Twin to Venera 5, Venera 6 arrived just a day after its sister ship. Once at Venus, the spacecraft deployed a parachute and descended through the atmosphere. Scientists on Earth received 51 minutes of data as the probe descended 38 kilometers (almost 24 miles). The spacecraft was damaged the crushing pressure before it reached the surface.
Mariner 5 flew within 4,000 kilometers (2,400 miles) of the Venusian cloud tops. During its flyby, the spacecraft measured a surface temperature of 267°C.
When Venera 4 arrived at Venus it dropped several instruments, including a thermometer and a barometer, into the atmosphere. It received data back from these probes before it deployed a parachute and descended into the atmosphere itself. Preliminary readings seemed to indicate that the probe had taken measurements all the way down to the surface, but later analysis suggested that the crushing atmosphere damaged the spacecraft at an altitude of almost 25 kilometers. The probe revealed an atmosphere made almost entirely of carbon dioxide, with temperatures ranging from 40°C high up in the atmosphere to 280°C closer to the surface, and pressures ranging from 15 to 22 atmospheres.
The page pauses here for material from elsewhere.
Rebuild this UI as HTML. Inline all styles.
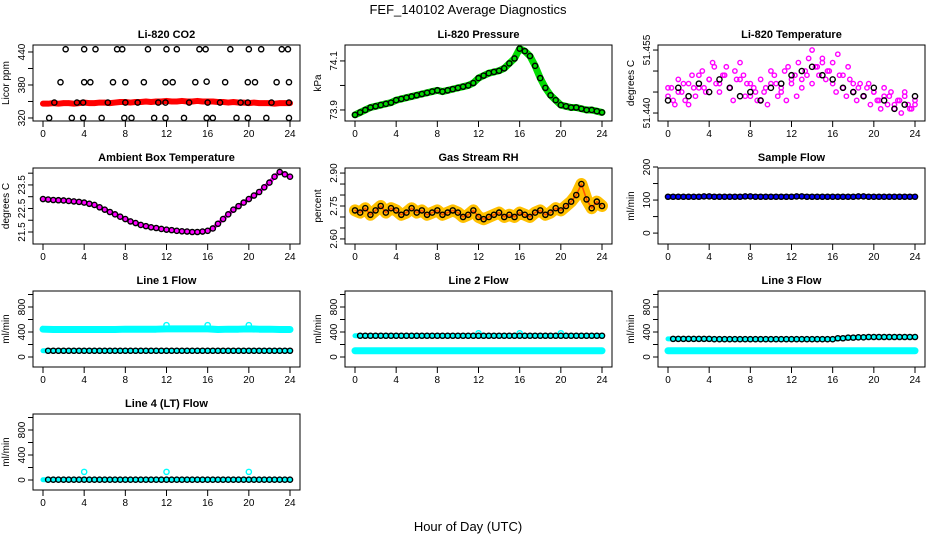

The final stage of the rocket carrying the spacecraft into orbit failed and it was unable to achieve the necessary trajectory to carry it on to Venus.
Mariner 2 was the first spacecraft to successfully fly by Venus, at an altitude of 34,773 kilometers. The spacecraft discovered ground temperatures as high as 428°C (800°F). Other instruments detected no water vapor in the atmosphere or any evidence of a magnetic field around the planet. Radio contact was lost on January 3, 1963.
NASA's Mariner 1 veered off course after launch and had to be destroyed by ground controllers.